If you were arrested after July 1, 2013, you must contact the county’s prosecutor or solicitor to request a record restriction. For example, if you were arrested in Fulton County, you should first request an application package from the Fulton County Solicitor’s office, fill in the application, and then email it back to the office.

Other counties may have different application processes, so it’s best to consult a local attorney for guidance.

Step-by-Step Guide to the Record Restriction Process in Georgia

Navigating the record restriction process in Georgia can seem daunting, but with a clear roadmap, you can confidently pursue a cleaner slate. Initially, determine your eligibility by consulting the criteria outlined under OCGA §35-3-37. If eligible, arrests prior to July 1, 2013, necessitate applying directly to the arresting law enforcement agency, while those after this date require an application to the county’s prosecuting attorney.

For pre-July 2013 arrests, complete the designated application form, which may involve a fee of up to $50. The form is divided into sections for you, the arresting agency, and the prosecutor to fill out, respectively. The prosecutor’s decision will ultimately dictate the application’s fate, ranging from approval to denial.

Post-July 2013 arrests involve obtaining and submitting an application package from the relevant county’s solicitor or prosecutor’s office. Given the variance in county procedures, seeking advice from a seasoned attorney is advisable to navigate the nuances successfully.

Remember, while the process is intricate, securing a record restriction can significantly impact your future, opening doors previously closed by a criminal record.

Farnsworth & Murphy, LLC can Help You

If you want to get your criminal record restricted in Georgia and determine your eligibility, our lawyers at Farnsworth and Murphy, LLC, can help you. Our legal team is well-versed in all aspects of record restriction laws.

It is understandably complicated to navigate Georgia criminal history record restriction laws and eligibility requirements. However, this should not stop you from seeking a restriction and saving your future.

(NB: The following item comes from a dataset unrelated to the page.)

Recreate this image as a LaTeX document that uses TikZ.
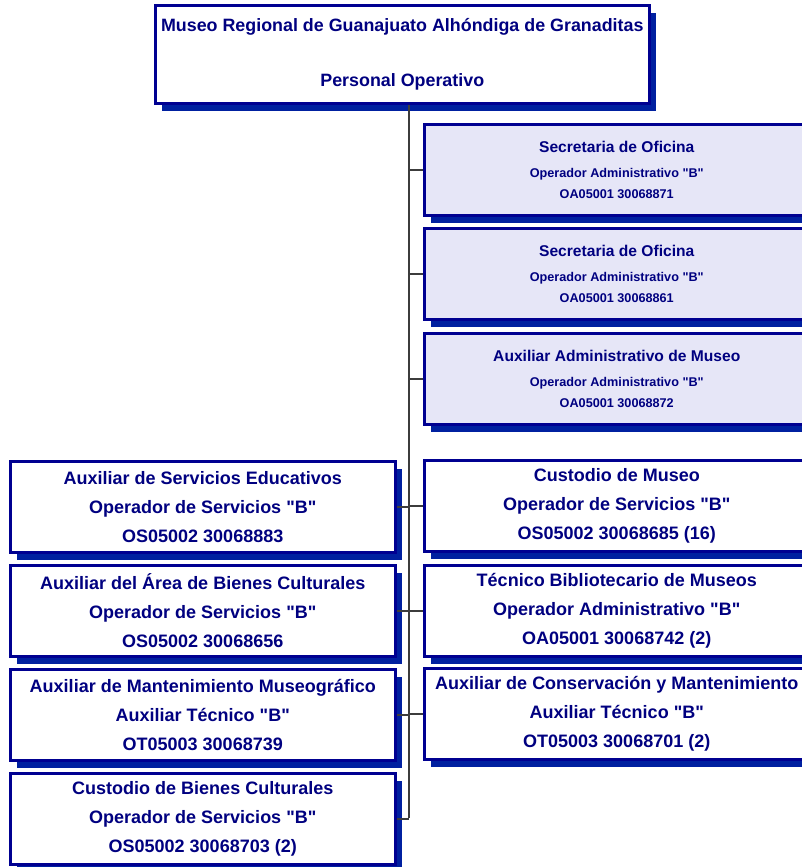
\documentclass[tikz,border=0pt]{standalone}
\usepackage{fontspec}
\setmainfont{Liberation Sans}
\usepackage{xcolor}
\usepackage{tikz}
\usetikzlibrary{positioning,shadows}

\definecolor{navytxt}{RGB}{0,0,128}
\definecolor{boxline}{RGB}{0,0,145}
\definecolor{shadowblue}{RGB}{0,32,160}
\definecolor{lavender}{RGB}{230,230,247}
\definecolor{linkgray}{RGB}{60,60,60}

\newcommand{\qB}{\textquotedbl B\textquotedbl}

\tikzset{
  puesto/.style={draw=boxline,line width=1.9pt,fill=white,anchor=north west,
    inner sep=0pt,align=center,text=navytxt,
    minimum width=288.75pt,minimum height=68.25pt,
    font=\bfseries\fontsize{13.5}{21.75}\selectfont,
    drop shadow={shadow xshift=5.25pt,shadow yshift=-6pt,fill=shadowblue,opacity=1}},
  oficina/.style={puesto,fill=lavender,font=\bfseries\fontsize{9.5}{15.75}\selectfont},
  liga/.style={draw=linkgray,line width=1.1pt}
}

\begin{document}
\begin{tikzpicture}[x=0.75pt,y=-0.75pt]
  \useasboundingbox (0,0) rectangle (802,867);
  \clip (0,0) rectangle (802,867);

  % titulo
  \node[puesto,minimum width=370.5pt,minimum height=73.5pt,
        font=\bfseries\fontsize{13.4}{41.25}\selectfont] (museo) at (154,4)
        {Museo Regional de Guanajuato Alhóndiga de Granaditas\\Personal Operativo};

  % columna derecha, oficinas
  \node[oficina] (sec1) at (423,123) {{\fontsize{11.7}{15.75}\selectfont Secretaria de Oficina}\\[3pt]Operador Administrativo \qB\\OA05001 30068871};
  \node[oficina] (sec2) at (423,227) {{\fontsize{11.7}{15.75}\selectfont Secretaria de Oficina}\\[3pt]Operador Administrativo \qB\\OA05001 30068861};
  \node[oficina] (auxadm) at (423,332) {{\fontsize{11.7}{15.75}\selectfont Auxiliar Administrativo de Museo}\\[3pt]Operador Administrativo \qB\\OA05001 30068872};

  % columna derecha
  \node[puesto] (cusmus) at (423,459) {Custodio de Museo\\Operador de Servicios \qB\\OS05002 30068685 (16)};
  \node[puesto] (biblio) at (423,564) {Técnico Bibliotecario de Museos\\Operador Administrativo \qB\\OA05001 30068742 (2)};
  \node[puesto] (conserv) at (423,667) {Auxiliar de Conservación y Mantenimiento\\Auxiliar Técnico \qB\\OT05003 30068701 (2)};

  % columna izquierda
  \node[puesto] (educ) at (9,460) {Auxiliar de Servicios Educativos\\Operador de Servicios \qB\\OS05002 30068883};
  \node[puesto] (bienes) at (9,564) {Auxiliar del Área de Bienes Culturales\\Operador de Servicios \qB\\OS05002 30068656};
  \node[puesto] (mantto) at (9,668) {Auxiliar de Mantenimiento Museográfico\\Auxiliar Técnico \qB\\OT05003 30068739};
  \node[puesto] (cusbc) at (9,772) {Custodio de Bienes Culturales\\Operador de Servicios \qB\\OS05002 30068703 (2)};

  % lineas
  \coordinate (tronco) at (409,818);
  \draw[liga] (museo.south -| tronco) -- (tronco);
  \draw[liga] (sec1.west) -- (sec1.west -| tronco);
  \draw[liga] (sec2.west) -- (sec2.west -| tronco);
  \draw[liga] (auxadm.west) -- (auxadm.west -| tronco);
  \draw[liga] (cusmus.west) -- (cusmus.west -| tronco);
  \draw[liga] (biblio.west) -- (biblio.west -| tronco);
  \draw[liga] (conserv.west) -- (conserv.west -| tronco);
  \draw[liga] (educ.east) -- (educ.east -| tronco);
  \draw[liga] (bienes.east) -- (bienes.east -| tronco);
  \draw[liga] (mantto.east) -- (mantto.east -| tronco);
  \draw[liga] (cusbc.east) -- (cusbc.east -| tronco);
\end{tikzpicture}
\end{document}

Contact us today to schedule a free consultation.

FAQs

Who Can See a Restricted Record in Georgia?

Criminal records in Georgia are restricted for all non-criminal justice purposes, including employment background checks. This means that no one can access a restricted criminal record except law enforcement agencies, courts, and prosecutors.

What Is the Automatic Record Restriction in Georgia?

According to OCGA § 35-3-37 (h)(1)(A)(ii), the criminal records of cases that were referred to prosecution within certain time limits are automatically restricted. For misdemeanors, the time limit is two years, whereas for felonies, it’s four. The time limit for a serious violent felony or a sexual felony involving a minor under 16 is seven years.